Copy out the whole listing exactly as written, leaving the pictures behind.

#### Data provided:
▬▬▬▬▬▬

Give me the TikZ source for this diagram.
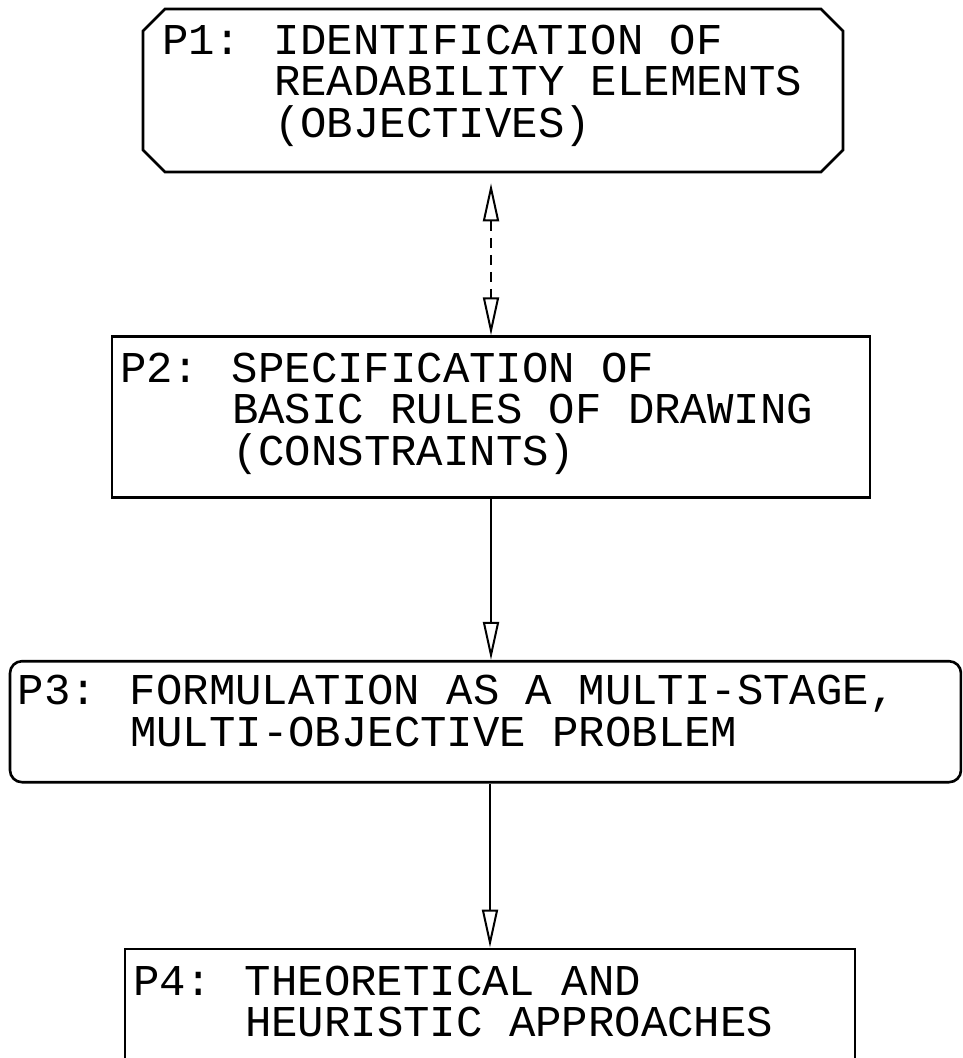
\documentclass[tikz,border=0pt]{standalone}
\usepackage{fontspec}
\setmonofont{Liberation Mono}
\usetikzlibrary{positioning,arrows.meta,shapes.misc}

\newcommand{\lbl}[1]{\makebox[56pt][l]{#1}}
\newcommand{\ind}{\hspace*{56pt}}
\newcommand{\stepbody}[4]{\parbox[c][#2][t]{#1}{\lineskiplimit=-20pt\raggedright\leftskip=4pt\vspace*{#3}#4}}

\begin{document}
\begin{tikzpicture}[x=0.5pt,y=-0.5pt,
	every node/.style={font=\ttfamily\fontsize{22}{20.75}\selectfont},
	stepbox/.style={rectangle,draw,line width=1.3pt,inner sep=0pt},
	cutbox/.style={chamfered rectangle,draw,line width=1.3pt,inner sep=0pt,
		chamfered rectangle xsep=5.5pt,chamfered rectangle ysep=5.5pt},
	roundbox/.style={rectangle,rounded corners=6pt,draw,line width=1.3pt,inner sep=0pt},
	flow/.style={line width=1pt,-{Triangle[open,length=19pt,width=8pt]}},
	dflow/.style={line width=1pt,dash pattern=on 5pt off 3.5pt,
		{Triangle[open,length=19pt,width=8pt]}-{Triangle[open,length=19pt,width=8pt]}}]

	\useasboundingbox (0,0) rectangle (962,1058);
	\clip (0,0) rectangle (962,1058);

	\node[cutbox] (p1) at (493,90.5)
		{\stepbody{339pt}{70.5pt}{2.5pt}{\lbl{P1:}IDENTIFICATION OF\\ \ind READABILITY ELEMENTS\\ \ind(OBJECTIVES)}};
	\node[stepbox,below=81pt of p1,xshift=-1pt] (p2)
		{\stepbody{379pt}{80.5pt}{8pt}{\lbl{P2:}SPECIFICATION OF\\ \ind BASIC RULES OF DRAWING\\ \ind(CONSTRAINTS)}};
	\node[roundbox,below=80.5pt of p2,xshift=-2.75pt] (p3)
		{\stepbody{475.5pt}{60.5pt}{7pt}{\lbl{P3:}FORMULATION AS A MULTI-STAGE,\\ \ind MULTI-OBJECTIVE PROBLEM}};
	\node[stepbox,below=82pt of p3,xshift=2.25pt] (p4)
		{\stepbody{365pt}{80pt}{8.5pt}{\lbl{P4:}THEORETICAL AND\\ \ind HEURISTIC APPROACHES}};

	\draw[dflow,shorten <=5pt] (p2.north |- p1.south) -- (p2.north);
	\draw[flow] (p2.south) -- (p2.south |- p3.north);
	\draw[flow] (p4.north |- p3.south) -- (p4.north);
\end{tikzpicture}
\end{document}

▬▬▬▬▬▬

#### Response to this exercise:
Give me the TikZ source for this diagram.
\documentclass[tikz,border=0pt]{standalone}
\usepackage{fontspec}
\setmonofont{Liberation Mono}
\usetikzlibrary{positioning,arrows.meta,shapes.misc}

\newcommand{\lbl}[1]{\makebox[56pt][l]{#1}}
\newcommand{\ind}{\hspace*{56pt}}
\newcommand{\stepbody}[4]{\parbox[c][#2][t]{#1}{\lineskiplimit=-20pt\raggedright\leftskip=4pt\vspace*{#3}#4}}

\begin{document}
\begin{tikzpicture}[x=0.5pt,y=-0.5pt,
	every node/.style={font=\ttfamily\fontsize{22}{20.75}\selectfont},
	stepbox/.style={rectangle,draw,line width=1.3pt,inner sep=0pt},
	cutbox/.style={chamfered rectangle,draw,line width=1.3pt,inner sep=0pt,
		chamfered rectangle xsep=5.5pt,chamfered rectangle ysep=5.5pt},
	roundbox/.style={rectangle,rounded corners=6pt,draw,line width=1.3pt,inner sep=0pt},
	flow/.style={line width=1pt,-{Triangle[open,length=19pt,width=8pt]}},
	dflow/.style={line width=1pt,dash pattern=on 5pt off 3.5pt,
		{Triangle[open,length=19pt,width=8pt]}-{Triangle[open,length=19pt,width=8pt]}}]

	\useasboundingbox (0,0) rectangle (962,1058);
	\clip (0,0) rectangle (962,1058);

	\node[cutbox] (p1) at (493,90.5)
		{\stepbody{339pt}{70.5pt}{2.5pt}{\lbl{P1:}IDENTIFICATION OF\\ \ind READABILITY ELEMENTS\\ \ind(OBJECTIVES)}};
	\node[stepbox,below=81pt of p1,xshift=-1pt] (p2)
		{\stepbody{379pt}{80.5pt}{8pt}{\lbl{P2:}SPECIFICATION OF\\ \ind BASIC RULES OF DRAWING\\ \ind(CONSTRAINTS)}};
	\node[roundbox,below=80.5pt of p2,xshift=-2.75pt] (p3)
		{\stepbody{475.5pt}{60.5pt}{7pt}{\lbl{P3:}FORMULATION AS A MULTI-STAGE,\\ \ind MULTI-OBJECTIVE PROBLEM}};
	\node[stepbox,below=82pt of p3,xshift=2.25pt] (p4)
		{\stepbody{365pt}{80pt}{8.5pt}{\lbl{P4:}THEORETICAL AND\\ \ind HEURISTIC APPROACHES}};

	\draw[dflow,shorten <=5pt] (p2.north |- p1.south) -- (p2.north);
	\draw[flow] (p2.south) -- (p2.south |- p3.north);
	\draw[flow] (p4.north |- p3.south) -- (p4.north);
\end{tikzpicture}
\end{document}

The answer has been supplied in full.